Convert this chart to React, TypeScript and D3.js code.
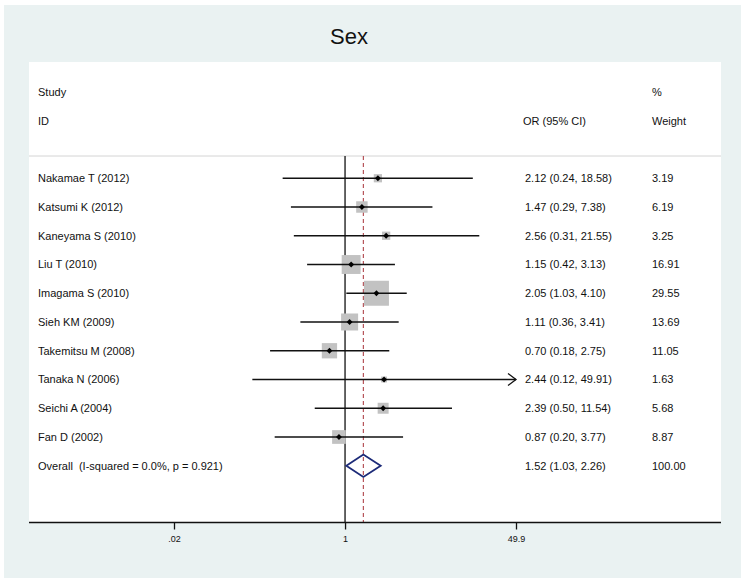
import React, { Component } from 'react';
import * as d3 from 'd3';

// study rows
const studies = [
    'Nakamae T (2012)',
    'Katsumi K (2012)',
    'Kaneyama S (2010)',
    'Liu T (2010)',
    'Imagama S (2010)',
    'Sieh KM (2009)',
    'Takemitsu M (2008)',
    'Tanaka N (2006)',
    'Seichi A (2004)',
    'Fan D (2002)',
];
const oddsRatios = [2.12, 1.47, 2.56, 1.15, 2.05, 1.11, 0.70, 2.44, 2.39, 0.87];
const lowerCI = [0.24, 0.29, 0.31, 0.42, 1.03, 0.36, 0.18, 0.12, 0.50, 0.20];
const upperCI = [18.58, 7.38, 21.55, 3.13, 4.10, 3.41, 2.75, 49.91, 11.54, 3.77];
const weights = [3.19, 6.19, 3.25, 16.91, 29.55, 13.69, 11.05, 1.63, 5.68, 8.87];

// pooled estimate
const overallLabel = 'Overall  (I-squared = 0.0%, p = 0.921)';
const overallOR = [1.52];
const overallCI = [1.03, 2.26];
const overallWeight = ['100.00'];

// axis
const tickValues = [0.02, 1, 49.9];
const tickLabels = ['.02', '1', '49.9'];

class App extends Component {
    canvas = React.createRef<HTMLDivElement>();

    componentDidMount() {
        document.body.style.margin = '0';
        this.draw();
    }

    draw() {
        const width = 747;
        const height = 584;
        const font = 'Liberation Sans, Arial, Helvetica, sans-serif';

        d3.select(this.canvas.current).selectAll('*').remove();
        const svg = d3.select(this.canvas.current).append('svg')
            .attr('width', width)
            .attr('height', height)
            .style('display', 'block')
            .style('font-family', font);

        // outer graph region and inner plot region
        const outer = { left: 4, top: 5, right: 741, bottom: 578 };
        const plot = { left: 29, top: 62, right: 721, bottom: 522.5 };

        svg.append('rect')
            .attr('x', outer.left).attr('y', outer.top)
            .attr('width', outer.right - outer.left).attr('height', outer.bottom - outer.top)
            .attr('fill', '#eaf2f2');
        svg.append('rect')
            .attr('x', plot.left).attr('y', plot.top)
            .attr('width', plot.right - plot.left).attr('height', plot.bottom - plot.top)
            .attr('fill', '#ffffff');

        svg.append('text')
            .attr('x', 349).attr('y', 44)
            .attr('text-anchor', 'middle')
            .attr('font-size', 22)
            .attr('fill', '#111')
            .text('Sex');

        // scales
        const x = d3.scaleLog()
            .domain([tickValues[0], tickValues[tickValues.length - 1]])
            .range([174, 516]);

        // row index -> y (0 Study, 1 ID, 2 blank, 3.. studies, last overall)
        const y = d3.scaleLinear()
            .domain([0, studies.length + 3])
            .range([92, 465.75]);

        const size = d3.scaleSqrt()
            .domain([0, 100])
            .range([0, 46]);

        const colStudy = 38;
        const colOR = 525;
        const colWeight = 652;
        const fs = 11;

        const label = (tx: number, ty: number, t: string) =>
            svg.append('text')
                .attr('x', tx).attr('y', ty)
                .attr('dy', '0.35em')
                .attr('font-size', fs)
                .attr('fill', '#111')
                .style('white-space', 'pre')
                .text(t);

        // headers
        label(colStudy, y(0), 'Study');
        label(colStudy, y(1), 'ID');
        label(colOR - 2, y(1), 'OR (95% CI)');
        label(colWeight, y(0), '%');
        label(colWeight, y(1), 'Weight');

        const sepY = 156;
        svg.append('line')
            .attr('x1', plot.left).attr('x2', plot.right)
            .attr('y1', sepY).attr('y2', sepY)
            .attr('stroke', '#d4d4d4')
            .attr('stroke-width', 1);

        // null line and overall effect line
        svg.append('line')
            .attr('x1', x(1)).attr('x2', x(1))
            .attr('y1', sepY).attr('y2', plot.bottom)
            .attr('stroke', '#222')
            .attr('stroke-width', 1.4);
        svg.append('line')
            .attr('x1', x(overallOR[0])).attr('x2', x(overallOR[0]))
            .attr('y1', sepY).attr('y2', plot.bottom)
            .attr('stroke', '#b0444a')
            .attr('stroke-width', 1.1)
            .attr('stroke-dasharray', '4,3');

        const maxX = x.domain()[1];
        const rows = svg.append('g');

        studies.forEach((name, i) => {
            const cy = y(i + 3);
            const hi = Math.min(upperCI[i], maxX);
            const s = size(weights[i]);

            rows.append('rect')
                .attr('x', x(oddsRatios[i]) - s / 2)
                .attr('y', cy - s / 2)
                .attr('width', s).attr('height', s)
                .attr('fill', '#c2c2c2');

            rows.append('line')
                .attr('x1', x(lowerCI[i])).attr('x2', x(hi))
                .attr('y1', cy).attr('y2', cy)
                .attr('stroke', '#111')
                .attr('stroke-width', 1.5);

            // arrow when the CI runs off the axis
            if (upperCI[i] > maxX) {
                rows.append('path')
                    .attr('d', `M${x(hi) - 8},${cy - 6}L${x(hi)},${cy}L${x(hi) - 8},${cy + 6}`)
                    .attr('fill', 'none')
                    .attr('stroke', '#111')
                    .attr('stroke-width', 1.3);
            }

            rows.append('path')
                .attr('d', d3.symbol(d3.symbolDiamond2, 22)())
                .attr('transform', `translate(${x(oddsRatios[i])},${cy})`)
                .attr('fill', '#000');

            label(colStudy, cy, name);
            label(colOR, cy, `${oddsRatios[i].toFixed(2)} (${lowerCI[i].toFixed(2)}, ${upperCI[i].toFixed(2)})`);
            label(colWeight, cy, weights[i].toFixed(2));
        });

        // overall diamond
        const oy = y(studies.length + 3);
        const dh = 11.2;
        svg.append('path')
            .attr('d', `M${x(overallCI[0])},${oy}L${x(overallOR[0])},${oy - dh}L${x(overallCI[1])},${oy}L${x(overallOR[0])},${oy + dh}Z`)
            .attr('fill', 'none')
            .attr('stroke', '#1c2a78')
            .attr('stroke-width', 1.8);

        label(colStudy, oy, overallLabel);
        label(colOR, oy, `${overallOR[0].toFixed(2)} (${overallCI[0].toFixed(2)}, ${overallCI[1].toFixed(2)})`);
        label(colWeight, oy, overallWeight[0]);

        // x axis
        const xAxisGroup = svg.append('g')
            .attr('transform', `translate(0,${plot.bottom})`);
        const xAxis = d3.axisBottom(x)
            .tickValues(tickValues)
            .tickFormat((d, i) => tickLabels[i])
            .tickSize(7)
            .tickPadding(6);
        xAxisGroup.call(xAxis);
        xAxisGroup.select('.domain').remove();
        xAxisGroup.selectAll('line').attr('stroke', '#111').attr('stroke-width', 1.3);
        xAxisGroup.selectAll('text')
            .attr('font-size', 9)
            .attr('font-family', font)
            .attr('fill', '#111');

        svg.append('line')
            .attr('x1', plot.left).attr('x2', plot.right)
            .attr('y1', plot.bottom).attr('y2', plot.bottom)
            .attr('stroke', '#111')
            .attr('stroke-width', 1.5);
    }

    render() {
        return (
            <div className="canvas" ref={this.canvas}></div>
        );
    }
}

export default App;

------------------------------------------------------------------------

* **WHAT YOU WILL DO**
Return the material line for line, from its beginning to the line that contains "const font = 'Liberation", with the pictures left out.

* **RESPONSE FOR THIS EXERCISE**
Convert this chart to React, TypeScript and D3.js code.
import React, { Component } from 'react';
import * as d3 from 'd3';

// study rows
const studies = [
    'Nakamae T (2012)',
    'Katsumi K (2012)',
    'Kaneyama S (2010)',
    'Liu T (2010)',
    'Imagama S (2010)',
    'Sieh KM (2009)',
    'Takemitsu M (2008)',
    'Tanaka N (2006)',
    'Seichi A (2004)',
    'Fan D (2002)',
];
const oddsRatios = [2.12, 1.47, 2.56, 1.15, 2.05, 1.11, 0.70, 2.44, 2.39, 0.87];
const lowerCI = [0.24, 0.29, 0.31, 0.42, 1.03, 0.36, 0.18, 0.12, 0.50, 0.20];
const upperCI = [18.58, 7.38, 21.55, 3.13, 4.10, 3.41, 2.75, 49.91, 11.54, 3.77];
const weights = [3.19, 6.19, 3.25, 16.91, 29.55, 13.69, 11.05, 1.63, 5.68, 8.87];

// pooled estimate
const overallLabel = 'Overall  (I-squared = 0.0%, p = 0.921)';
const overallOR = [1.52];
const overallCI = [1.03, 2.26];
const overallWeight = ['100.00'];

// axis
const tickValues = [0.02, 1, 49.9];
const tickLabels = ['.02', '1', '49.9'];

class App extends Component {
    canvas = React.createRef<HTMLDivElement>();

    componentDidMount() {
        document.body.style.margin = '0';
        this.draw();
    }

    draw() {
        const width = 747;
        const height = 584;
        const font = 'Liberation Sans, Arial, Helvetica, sans-serif';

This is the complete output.